Alors pourquoi la majorité des savants s’obstine-telle à demeurer fidèle à ce concept ? La réponse tient au fait qu’elle se fonde sur des théories linguistiques qui, se limitant au niveau des phonèmes et des morphèmes, n’adoptent pas les postulats et cadres conceptuels adéquats, ni la démarche et les unités empiriques pertinentes, et échouent donc à identifier les principales composantes du lexique de l’arabe que masque justement l’organisation fondée sur la racine (tri- ou quadriconsonantique).
Or la recherche évolue, précisément au fil de la découverte des inadéquations des concepts et modèles (ainsi la phonologie structuraliste ne domine-t-elle plus le champ, et a-t-on vu naître la phonologie autosegmentale ou la théorie de l’optimalité...). En matière de linguistique arabe, de même, a émergé à la fin du XXe siècle un paradigme nouveau, désormais vérifié sur de grands corpus, articulé en trois grandes composantes :
La composante matrices/étymons, intrinsèquement motivée. Elle se situe au niveau submorphémique où le trait phonétique est pertinent pour représenter la structuration lexicale. La motivation tient à une corrélation établie entre un invariant notionnel et les particularités articulatoires (décrites sous forme d’une matrice de traits phonétiques non ordonnée) dans lesquelles il se manifeste.
La composante des étymons onomatopéiques. En ce cas la motivation tient à l’onomatopée elle-même, « création de mots par imitation de sons évoquant l’être ou la chose que l’on veut nommer », laquelle repose sur ce que Lafont appelle « l’anamorphose » : « Un système de transfert formel, d’une substance sonore ou inorganisée (un bruit naturel) ou autrement organisée (l’émission animale) à l’organisation phonologique humaine ».
La composante des noms-bases, majoritairement non motivée. Encore que certains noms comme « ʾabun » et « ʾummun » puissent trouver une motivation analogue à celle de « père » et « mère » en français (Jakobson).
Cette organisation tripartite permet de rendre compte du pullulement des synonymes, ainsi que de l’homonymie et de l’énantiosémie, abondamment présentes dans le lexique de l’arabe, alors que la conception traditionnelle qui prend la racine pour un primitif ne peut que se borner au constat.

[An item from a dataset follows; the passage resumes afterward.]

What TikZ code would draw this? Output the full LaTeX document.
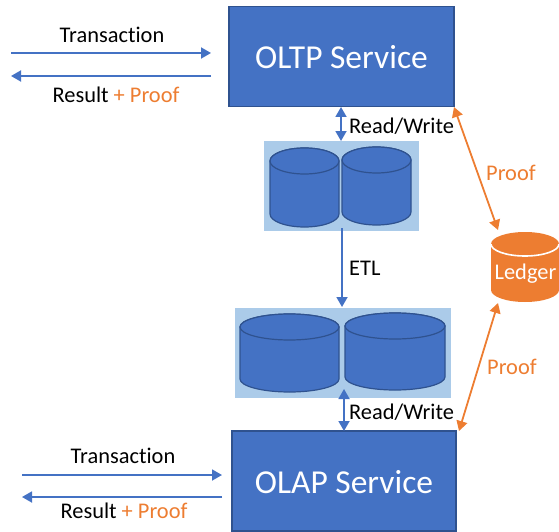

Georges Bohas, membre correspondant de l’Académie de langue arabe de Damas, est professeur émérite à l’ENS-Lyon. Il a longtemps étudié les théories des grammairiens arabes auxquelles il a consacré sa thèse de Doctorat d’État et un ouvrage, considéré maintenant comme un classique, The Arabic Linguistic Tradition (1990) (en collaboration avec J. P. Guillaume et D. E. Kouloughli).